Ontario Premier Doug Ford agreed Monday that the city of Toronto needs a “new deal” to address its growing financial pressures, but shot down two of the mayor’s key requests for how to achieve that.
Mayor Olivia Chow sat down with the premier Monday at the legislature for a meeting that stretched past its scheduled one hour, bringing a message of financial urgency about the city’s $1.5-billion deficit. It is a largely structural hole, Chow said, and due to services being downloaded to the municipality.
“The premier and I agree that Toronto is an economic engine – we generate half of the GDP in Ontario – and we also agree that the present financial arrangement is just not sustainable,” Chow said.
“We need to have a long-term financial deal, a new deal, a better deal that…would have some kind of revenue that is secure, so that we don’t have to — every year or almost every month — we are just talking about trying to find revenue sources.”
Toronto city council voted earlier this month to bring in a new surtax on high-value home sales and ask the provincial government to use its authority to bring in a municipal sales tax for Toronto, or to give the city a portion of its existing Harmonized Sales Tax.
“I’m just not in favour, and especially in these times that people are struggling, to put more of a burden on the backs of the taxpayers,” Ford said in response to a question about those proposals during a press conference with Chow following their meeting.
“There’s always ways to look at revenue growth, as opposed to taxing people.”
Ford also said, “No, not right now,” when asked if he was open to sharing a slice of the HST.
In addition to agreeing that something structural needs to change with Toronto’s finances, the mayor and premier also agreed Monday to form a working group with provincial and city officials to come up with solutions and report back by the end of November. The working group has a mandate to avoid new taxes and fees.
Chow said whether it is through tax revenue or uploading services, Toronto just needs sustainability.
“The city of Toronto really doesn’t completely care where the money comes from,” she said, giving examples of services such as child care, policing and public transit that the city delivers.

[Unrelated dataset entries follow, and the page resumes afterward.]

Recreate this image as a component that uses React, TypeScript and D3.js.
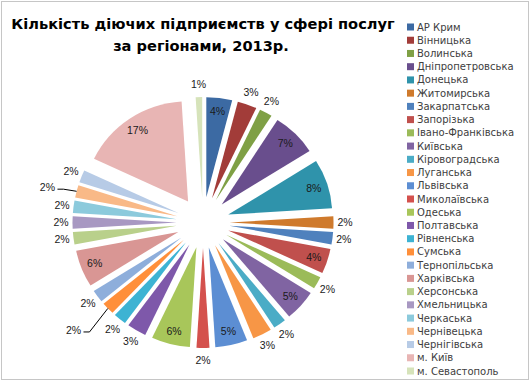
import React from 'react';
import * as d3 from 'd3';

const regions = [
  'АР Крим', 'Вінницька', 'Волинська', 'Дніпропетровська', 'Донецька', 'Житомирська',
  'Закарпатська', 'Запорізька', 'Івано-Франківська', 'Київська', 'Кіровоградська', 'Луганська',
  'Львівська', 'Миколаївська', 'Одеська', 'Полтавська', 'Рівненська', 'Сумська',
  'Тернопільська', 'Харківська', 'Херсонська', 'Хмельницька', 'Черкаська', 'Чернівецька',
  'Чернігівська', 'м. Київ', 'м. Севастополь',
];
const shares = [4, 3, 2, 7, 8, 2, 2, 4, 2, 5, 2, 3, 5, 2, 6, 3, 2, 2, 2, 6, 2, 2, 2, 2, 2, 17, 1];
const titleLines = ['Кількість діючих підприємств у сфері послуг', 'за регіонами, 2013р.'];

const sliceColors = [
  '#3C6AA3', '#A23C39', '#7FA045', '#694E8D', '#2F93AB', '#CF7A2C',
  '#4F81BD', '#C0504D', '#9BBB59', '#8064A2', '#4BACC6', '#F79646',
  '#5C8ED3', '#D4514D', '#A8C65A', '#7E58AA', '#3DB3D3', '#FF8F3A',
  '#8EAEDB', '#D99694', '#B9D08B', '#A898C2', '#8CCADC', '#F9B987',
  '#B7CBE6', '#E8B5B4', '#D6E3BA',
];
// labels that Excel moved away from their slice, drawn with a leader line
const leaderShift: Record<string, [number, number]> = {
  'Сумська': [-26, 13],
  'Чернівецька': [-18, -1],
};

export default function App() {
  const W = 531, H = 383;
  const cx = 203, cy = 222.5, r = 100, explode = 25.5, sx = 1.04;
  const total = d3.sum(shares);
  const pie = d3.pie<number>().sort(null).value((d) => d).startAngle(0).endAngle(2 * Math.PI);
  const arcs = pie(shares);
  const arc = d3.arc<d3.PieArcDatum<number>>().innerRadius(0).outerRadius(r);
  const fmt = (v: number) => `${Math.round((v / total) * 100)}%`;

  const legendY = d3.scalePoint<number>().domain(d3.range(regions.length)).range([27, 371]);
  const font = 'Liberation Sans, Arial, sans-serif';

  return (
    <svg width={W} height={H} style={{ position: 'absolute', left: 0, top: 0, background: '#fff' }}>
      <rect x={1.5} y={1.5} width={527} height={378} fill="#fff" stroke="#8c8c8c" strokeDasharray="1,1" />
      <g fontFamily="DejaVu Sans, sans-serif" fontWeight="bold" fontSize={14.6} textAnchor="middle" fill="#000">
        <text x={203} y={29}>{titleLines[0]}</text>
        <text x={201} y={51}>{titleLines[1]}</text>
      </g>
      <g transform={`translate(${cx},${cy}) scale(${sx},1)`}>
        {arcs.map((a, i) => {
          const mid = (a.startAngle + a.endAngle) / 2;
          const tx = explode * Math.sin(mid), ty = -explode * Math.cos(mid);
          return <path key={i} d={arc(a) || ''} transform={`translate(${tx},${ty})`} fill={sliceColors[i]} />;
        })}
      </g>
      <g fontFamily={font} fontSize={10.5} fill="#1a1a1a" textAnchor="middle">
        {arcs.map((a, i) => {
          const mid = (a.startAngle + a.endAngle) / 2;
          const s = Math.sin(mid), c = Math.cos(mid);
          const inside = shares[i] >= 4;
          if (inside) {
            const R = 112;
            return <text key={i} x={cx + R * s * sx} y={cy - R * c} dy="0.35em">{fmt(shares[i])}</text>;
          }
          let lx = cx + 142 * s, ly = cy - 138 * c;
          const sh = leaderShift[regions[i]];
          if (sh) {
            lx += sh[0]; ly += sh[1];
            const ox = cx + (explode + r) * s * sx, oy = cy - (explode + r) * c;
            return (
              <g key={i}>
                <polyline points={`${lx + 10},${ly + 2} ${lx + 16},${ly + 2} ${ox},${oy}`} fill="none" stroke="#000" strokeWidth={1} />
                <text x={lx} y={ly} dy="0.35em">{fmt(shares[i])}</text>
              </g>
            );
          }
          return <text key={i} x={lx} y={ly} dy="0.35em">{fmt(shares[i])}</text>;
        })}
      </g>
      <g fontFamily="DejaVu Sans, sans-serif" fontSize={10} fill="#404040">
        {regions.map((name, i) => {
          const y = legendY(i) as number;
          return (
            <g key={name}>
              <rect x={407} y={y - 3.5} width={7} height={7} fill={sliceColors[i]} />
              <text x={417} y={y} dy="0.35em">{name}</text>
            </g>
          );
        })}
      </g>
    </svg>
  );
}
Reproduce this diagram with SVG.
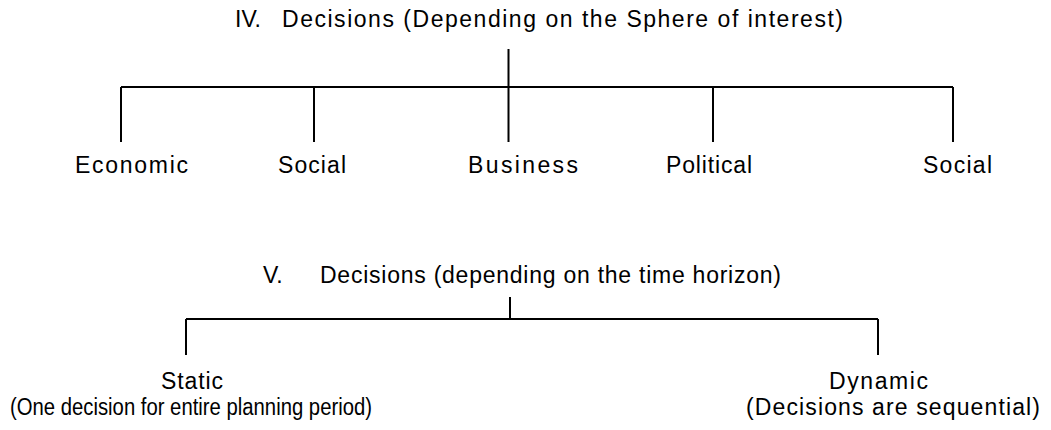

“As to where the funding comes from, it’s really up to the province of Ontario. I know Premier Ford has a wonderful surplus that makes me quite jealous and wherever he can find the funding, I will just welcome it.”
Ontario has projected a $1.3-billion deficit for this fiscal year, moving into a small surplus next year and being $4.4 billion in the black by 2025-26, but the finance minister also announced last September that the province ended 2021-22 with a surprise $2.1-billion surplus, a far cry from the $33-billion deficit projected in the previous budget.
The Financial Accountability Office has projected much larger surpluses, going from $3 billion this year to $10.6 billion by 2025-26.
Shortly before the meeting Monday, Ford announced that the province is adding $42 million in funding to a portable housing benefit, with more than half going to the city of Toronto.
The premier said the money through the Canada-Ontario Housing Benefit will help about 4,000 new households, going toward moving more people into housing and freeing up shelter space.
City officials say the number of asylum seekers in Toronto’s shelter system grew by 500 per cent in 20 months.
The federal government in July announced $97 million for Toronto to help deal with the issue, but Ford and Chow have said it falls short of the $157 million the city needed.